Prior to the new law, the Chilean legal framework governing public procurement provided that an employer or company convicted of anti-union practices or violations of workers’ fundamental rights faced a severe and inflexible sanction: being completely barred from contracting with the State for a period of two years.
This harsh measure sought to ensure that state contractors met high ethical standards. However, it also generated controversy, especially regarding its constitutionality and the proportionality of the sanction.
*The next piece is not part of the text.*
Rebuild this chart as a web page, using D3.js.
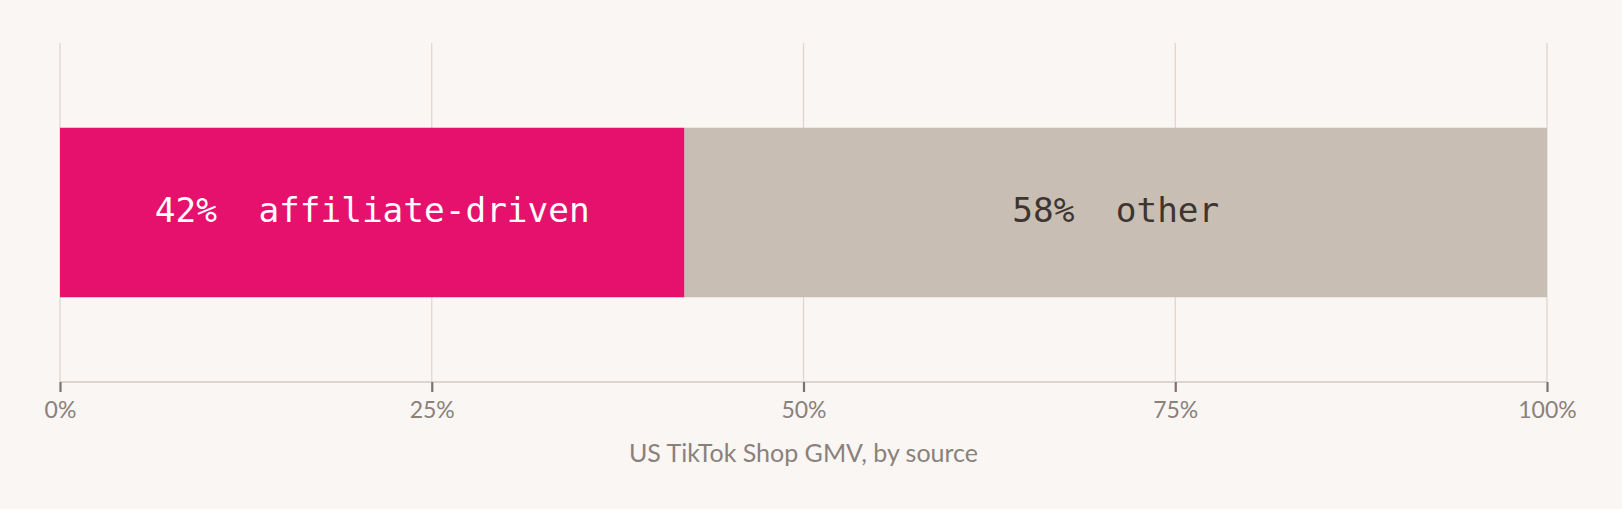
<!DOCTYPE html>
<html>
<head>
<meta charset="utf-8">
<script src="https://cdn.jsdelivr.net/npm/d3@7"></script>
<style>
  html, body { margin: 0; padding: 0; background: #faf6f3; }
  svg { display: block; }
</style>
</head>
<body>
<div id="app"></div>
<script>
`use strict`;

const Segments = [`affiliate-driven`, `other`];
const Shares = [42, 58];
const Ticks = [0, 25, 50, 75, 100];
const Title = `US TikTok Shop GMV, by source`;

const W = 1622, H = 509;
const M = {top: 43, left: 60, right: 75, bottom: 127};

let SVG = d3.select(`#app`).append(`svg`).attr(`width`, W).attr(`height`, H);

SVG.append(`rect`).attr(`width`, W).attr(`height`, H).attr(`fill`, `#faf6f3`);

let x = d3.scaleLinear().domain([0, 100]).range([M.left, W - M.right]);
let y = d3.scaleBand().domain([`GMV`]).range([M.top, H - M.bottom]).paddingInner(0).paddingOuter(0.5);

/* grid */
SVG.append(`g`).selectAll(`line`).data(Ticks).enter().append(`line`)
  .attr(`x1`, d => x(d)).attr(`x2`, d => x(d))
  .attr(`y1`, M.top).attr(`y2`, H - M.bottom)
  .attr(`stroke`, `#dcd5cf`).attr(`stroke-width`, 1.2);

/* stacked bar */
let Rows = [];
let acc = 0;
Segments.forEach((s, i) => {
  Rows.push({key: s, v: Shares[i], x0: acc, x1: acc + Shares[i]});
  acc += Shares[i];
});

let Fill = d3.scaleOrdinal().domain(Segments).range([`#e5116d`, `#c9beb4`]);
let Ink = d3.scaleOrdinal().domain(Segments).range([`#ffffff`, `#3d3531`]);

let Bar = SVG.append(`g`).selectAll(`g`).data(Rows).enter().append(`g`);

Bar.append(`rect`)
  .attr(`x`, d => x(d.x0)).attr(`width`, d => x(d.x1) - x(d.x0))
  .attr(`y`, y(`GMV`)).attr(`height`, y.bandwidth())
  .attr(`fill`, d => Fill(d.key));

Bar.append(`text`)
  .attr(`x`, d => (x(d.x0) + x(d.x1)) / 2)
  .attr(`y`, y(`GMV`) + y.bandwidth() / 2)
  .attr(`dy`, `0.29em`)
  .attr(`text-anchor`, `middle`)
  .attr(`font-family`, `"DejaVu Sans Mono", monospace`)
  .attr(`font-size`, `34.4px`)
  .attr(`fill`, d => Ink(d.key))
  .style(`white-space`, `pre`)
  .text(d => `${d.v}%  ${d.key}`);

/* axis */
let Axis = SVG.append(`g`).attr(`transform`, `translate(0,${H - M.bottom})`)
  .call(d3.axisBottom(x).tickValues(Ticks).tickFormat(d => `${d}%`).tickSize(10).tickPadding(10));

Axis.select(`.domain`).attr(`stroke`, `#dcd5cf`).attr(`stroke-width`, 2.2).attr(`d`, `M${x(0)},0H${x(100)}`);
Axis.selectAll(`.tick line`).attr(`stroke`, `#7d736e`).attr(`stroke-width`, 2.2);
Axis.selectAll(`.tick text`).attr(`fill`, `#8a817b`).attr(`font-family`, `Lato, sans-serif`).attr(`font-size`, `23px`);

SVG.append(`text`)
  .attr(`x`, (x(0) + x(100)) / 2).attr(`y`, 462)
  .attr(`text-anchor`, `middle`)
  .attr(`font-family`, `Lato, sans-serif`).attr(`font-size`, `25px`)
  .attr(`fill`, `#8a817b`)
  .text(Title);
</script>
</body>
</html>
Critics of the rule argued that it violated fundamental principles of the Chilean legal system (especially the principle of equality before the law) by imposing a disproportionate and indiscriminate sanction. They also argued that the rule violated due process, given that the provisions on disqualification did not include clear mechanisms for appeal or review, and further that it violated principles of economic freedom by (among other things) limiting the capacity of companies to compete in the public market.
With the entry into force of the new law in December 2024, important modifications were introduced that make this prohibition more flexible, allowing the strict sanction of a two-year bar to be mitigated. Specifically, the law provides that the disqualification from contracting with the State “may be applied for up to two years.”
In other words, prior to the new law, if the employer or company was convicted of an anti-union practice or a violation of fundamental rights, the prohibition of contracting with the State was automatically and absolutely applied for two years. In contrast, the new law allows a court to impose disqualification for a period of less than two years, and further provides that disqualification is not to be applied when it may cause “serious social and economic consequences or serious damage to the community, or is harmful to the State.”
In this way, the new law addresses several of the existing criticisms regarding disqualification, and seeks to overcome them by allowing judges to evaluate on a case-by-case basis the appropriateness and degree of the sanction, considering factors such as the legal right violated, the magnitude of the infringement in relation to affected third parties, the repetition of the conduct, the public interest, and the proportionality of the economic effect that its application would have.
Now, if a company or employer is faced with a labour protection lawsuit or allegations of an anti-union practice, it has new tools to defend itself and advocate for a reduction of the period of disqualification, or it can directly request that this sanction not be applied at all when it entails serious social or economic consequences for the community and/or is harmful to the State.
This change to the rules for disqualification is of utmost importance for companies that, for example, contract mostly or exclusively with the State, where this sanction clearly has a much more severe effect as compared to companies that do not enter into contracts with the State or do so only in small volumes. Under the new law, these companies may request a grading (or even elimination) of the sanction, taking into account the public interest and the proportionality of the economic effect that it would have.